### [The exercise]
In the material below, please retype the lines from the very first through the one with "const threshold = [10];", exactly and without pictures.
-- begin --
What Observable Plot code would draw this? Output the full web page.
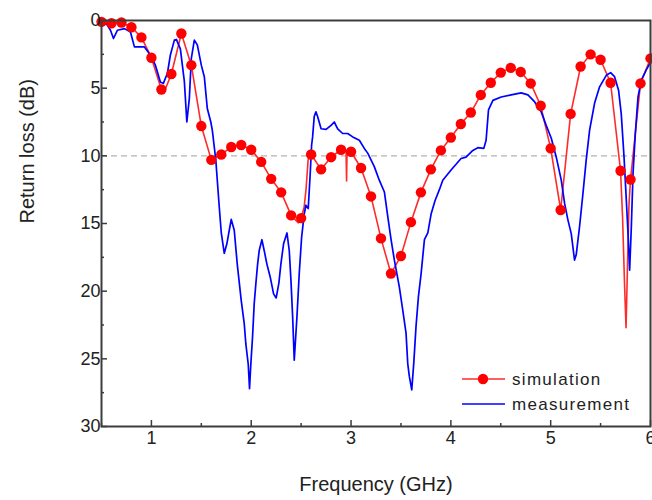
<!DOCTYPE html>
<html>
<head>
<meta charset="utf-8">
<script src="https://cdn.jsdelivr.net/npm/d3@7"></script>
<script src="https://cdn.jsdelivr.net/npm/@observablehq/plot@0.6"></script>
<style>
  html, body { margin: 0; padding: 0; background: #fff; }
  #wrap { position: relative; width: 652px; height: 500px; font-family: "Liberation Sans", Arial, sans-serif; }
  #legend { position: absolute; left: 0; top: 0; pointer-events: none; }
</style>
</head>
<body>
<div id="wrap"></div>
<script>
// ---- data ----
const xTicks = [1, 2, 3, 4, 5, 6];
const xMinor = [0.5, 1.5, 2.5, 3.5, 4.5, 5.5];
const yTicks = [0, 5, 10, 15, 20, 25, 30];
const yMinor = [2.5, 7.5, 12.5, 17.5, 22.5, 27.5];
const threshold = [10];

// simulation markers (every 0.1 GHz)
const simFreq = [0.5,0.6,0.7,0.8,0.9,1.0,1.1,1.2,1.3,1.4,1.5,1.6,1.7,1.8,1.9,2.0,2.1,2.2,2.3,2.4,2.5,2.6,2.7,2.8,2.9,3.0,3.1,3.2,3.3,3.4,3.5,3.6,3.7,3.8,3.9,4.0,4.1,4.2,4.3,4.4,4.5,4.6,4.7,4.8,4.9,5.0,5.1,5.2,5.3,5.4,5.5,5.6,5.7,5.8,5.9,6.0];
const simLoss = [0.1,0.2,0.15,0.5,1.25,2.75,5.1,3.95,0.96,3.3,7.8,10.3,9.9,9.35,9.2,9.55,10.45,11.7,12.7,14.4,14.6,9.9,11.0,10.1,9.55,9.7,10.9,13.0,16.1,18.7,17.4,14.9,12.7,11.0,9.6,8.65,7.65,6.8,5.5,4.6,3.85,3.5,3.8,4.65,6.3,9.45,14.0,6.9,3.4,2.5,2.9,4.6,11.1,11.75,4.65,2.8];
// extra simulation curve points between markers
const simExtraFreq = [1.13,2.47,2.53,2.55,2.57,2.95,2.955,2.96,5.72,5.74,5.755,5.77,5.785];
const simExtraLoss = [5.25,14.95,13.8,12.4,10.3,9.6,11.85,9.62,14.5,19.5,22.7,18.0,13.5];

// measurement
const measFreq = [0.5,0.55,0.59,0.62,0.66,0.73,0.79,0.83,0.93,0.99,1.04,1.09,1.12,1.16,1.19,1.23,1.25,1.29,1.33,1.355,1.38,1.40,1.43,1.46,1.50,1.53,1.56,1.595,1.61,1.645,1.68,1.70,1.73,1.756,1.78,1.80,1.83,1.86,1.90,1.93,1.946,1.97,1.983,1.996,2.013,2.03,2.047,2.064,2.08,2.107,2.13,2.157,2.19,2.224,2.25,2.277,2.297,2.324,2.358,2.381,2.398,2.415,2.431,2.458,2.481,2.505,2.531,2.548,2.571,2.591,2.605,2.615,2.631,2.648,2.665,2.70,2.75,2.80,2.832,2.866,2.916,2.966,3.017,3.083,3.133,3.167,3.233,3.283,3.334,3.368,3.401,3.434,3.484,3.518,3.551,3.568,3.584,3.608,3.628,3.651,3.675,3.702,3.735,3.769,3.802,3.842,3.885,3.919,4.002,4.102,4.152,4.22,4.27,4.33,4.353,4.377,4.421,4.504,4.604,4.704,4.772,4.838,4.905,4.955,5.006,5.056,5.106,5.139,5.173,5.206,5.239,5.256,5.289,5.323,5.356,5.39,5.44,5.49,5.557,5.60,5.64,5.68,5.707,5.735,5.758,5.775,5.791,5.808,5.825,5.848,5.875,5.908,5.958,6.0];
const measLoss = [0.3,0.25,0.72,1.33,0.72,0.6,0.85,1.95,1.95,2.55,3.3,4.55,4.65,3.9,2.55,1.45,1.4,2.1,4.5,7.5,5.75,2.8,1.45,1.8,3.3,4.15,6.5,7.5,8.1,10.3,13.8,15.7,17.2,16.5,15.5,14.7,15.5,18.0,20.7,22.4,23.9,25.4,27.2,25.4,23.4,20.9,19.4,18.0,17.0,16.2,17.0,18.0,18.95,20.2,20.5,19.4,18.0,16.5,15.7,17.0,19.2,21.9,25.1,21.9,18.7,16.0,14.3,13.65,13.9,11.3,9.2,8.6,7.1,6.75,7.1,8.0,8.05,7.75,7.5,8.0,8.35,8.35,8.6,8.85,9.45,9.8,10.8,11.8,12.67,14.5,16.2,17.7,19.7,21.4,23.1,25.35,26.3,27.3,25.35,22.6,20.4,18.7,16.2,15.7,14.3,13.3,12.5,11.8,11.05,10.2,10.1,9.6,9.4,9.45,8.85,6.6,5.9,5.65,5.5,5.35,5.5,6.0,6.75,7.75,8.7,10.1,11.8,13.5,14.75,15.75,17.7,17.3,15.25,12.8,10.3,8.1,6.1,4.9,4.05,3.85,4.15,5.15,6.9,10.1,13.3,15.75,18.45,15.25,11.3,8.35,5.65,4.4,3.65,3.1];

const seriesNames = ["simulation", "measurement"];
const xLabel = "Frequency (GHz)";
const yLabel = "Return loss (dB)";

// ---- tables ----
const simPts = simFreq.map((f, i) => ({f, v: simLoss[i]}));
const simLine = simPts.concat(simExtraFreq.map((f, i) => ({f, v: simExtraLoss[i]})))
  .sort((a, b) => a.f - b.f);
const meas = measFreq.map((f, i) => ({f, v: measLoss[i]}));

const RED = "#ff0000", BLUE = "#0000ff", AX = "#3c3c3c";
const blank = () => "";

const chart = Plot.plot({
  width: 652,
  height: 500,
  marginLeft: 101,
  marginRight: 2,
  marginTop: 20,
  marginBottom: 74,
  style: {fontFamily: "'Liberation Sans', Arial, sans-serif", fontSize: "18px", color: "#222", background: "#fff", overflow: "visible"},
  x: {domain: [0.5, 6]},
  y: {domain: [0, 30], reverse: true},
  marks: [
    Plot.ruleY(threshold, {stroke: "#b4b4b4", strokeWidth: 1.3, strokeDasharray: "6,4"}),
    Plot.line(simLine, {x: "f", y: "v", stroke: "#ff2a2a", strokeWidth: 1.6}),
    Plot.line(meas, {x: "f", y: "v", stroke: BLUE, strokeWidth: 1.7}),
    Plot.dot(simPts, {x: "f", y: "v", r: 5.2, fill: RED, stroke: "none"}),
    Plot.axisX({ticks: xTicks, tickSize: -6, tickPadding: 11, tickFormat: d => String(d), label: null, stroke: AX, strokeWidth: 1.5, fontSize: 18, fill: "#222"}),
    Plot.axisX({ticks: xMinor, tickSize: -3, tickFormat: blank, label: null, stroke: AX, strokeWidth: 1.5}),
    Plot.axisY({ticks: yTicks, tickSize: -6, tickPadding: 7, tickFormat: d => String(d), label: null, stroke: AX, strokeWidth: 1.5, fontSize: 18, fill: "#222"}),
    Plot.axisY({ticks: yMinor, tickSize: -3, tickFormat: blank, label: null, stroke: AX, strokeWidth: 1.5}),
    Plot.frame({stroke: AX, strokeWidth: 2}),
    Plot.text([xLabel], {frameAnchor: "bottom", dy: 58, text: d => d, fontSize: 20, fill: "#222", lineAnchor: "middle"}),
    Plot.text([yLabel], {frameAnchor: "left", dx: -74, rotate: -90, text: d => d, fontSize: 20, fill: "#222", lineAnchor: "middle"})
  ]
});

const wrap = document.getElementById("wrap");
wrap.appendChild(chart);

// legend overlay (inside plot area, bottom right)
const ns = "http://www.w3.org/2000/svg";
const leg = document.createElementNS(ns, "svg");
leg.setAttribute("id", "legend");
leg.setAttribute("width", 652);
leg.setAttribute("height", 500);
const items = [
  {name: seriesNames[0], color: RED, dot: true, y: 379},
  {name: seriesNames[1], color: BLUE, dot: false, y: 404}
];
for (const it of items) {
  const ln = document.createElementNS(ns, "line");
  ln.setAttribute("x1", 462); ln.setAttribute("x2", 505);
  ln.setAttribute("y1", it.y); ln.setAttribute("y2", it.y);
  ln.setAttribute("stroke", it.dot ? "#ff2a2a" : it.color);
  ln.setAttribute("stroke-width", 1.6);
  leg.appendChild(ln);
  if (it.dot) {
    const c = document.createElementNS(ns, "circle");
    c.setAttribute("cx", 483); c.setAttribute("cy", it.y); c.setAttribute("r", 5.2);
    c.setAttribute("fill", it.color);
    leg.appendChild(c);
  }
  const t = document.createElementNS(ns, "text");
  t.setAttribute("x", 512); t.setAttribute("y", it.y + 6);
  t.setAttribute("font-size", 17);
  t.setAttribute("letter-spacing", 1.3);
  t.setAttribute("fill", "#222");
  t.setAttribute("font-family", "'Liberation Sans', Arial, sans-serif");
  t.textContent = it.name;
  leg.appendChild(t);
}
wrap.appendChild(leg);
</script>
</body>
</html>
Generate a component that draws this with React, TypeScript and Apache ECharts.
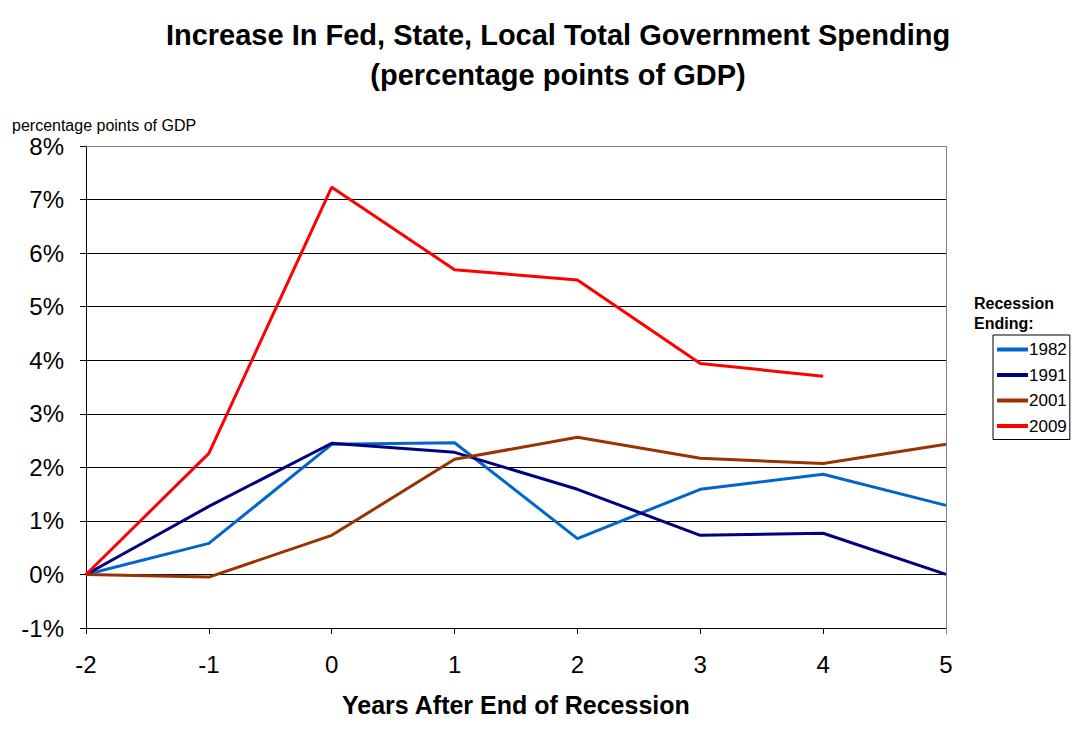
-- end --
### [The result]
What Observable Plot code would draw this? Output the full web page.
<!DOCTYPE html>
<html>
<head>
<meta charset="utf-8">
<script src="https://cdn.jsdelivr.net/npm/d3@7"></script>
<script src="https://cdn.jsdelivr.net/npm/@observablehq/plot@0.6"></script>
<style>
  html, body { margin: 0; padding: 0; background: #fff; }
  #wrap { position: relative; width: 652px; height: 500px; font-family: "Liberation Sans", Arial, sans-serif; }
  #legend { position: absolute; left: 0; top: 0; pointer-events: none; }
</style>
</head>
<body>
<div id="wrap"></div>
<script>
// ---- data ----
const xTicks = [1, 2, 3, 4, 5, 6];
const xMinor = [0.5, 1.5, 2.5, 3.5, 4.5, 5.5];
const yTicks = [0, 5, 10, 15, 20, 25, 30];
const yMinor = [2.5, 7.5, 12.5, 17.5, 22.5, 27.5];
const threshold = [10];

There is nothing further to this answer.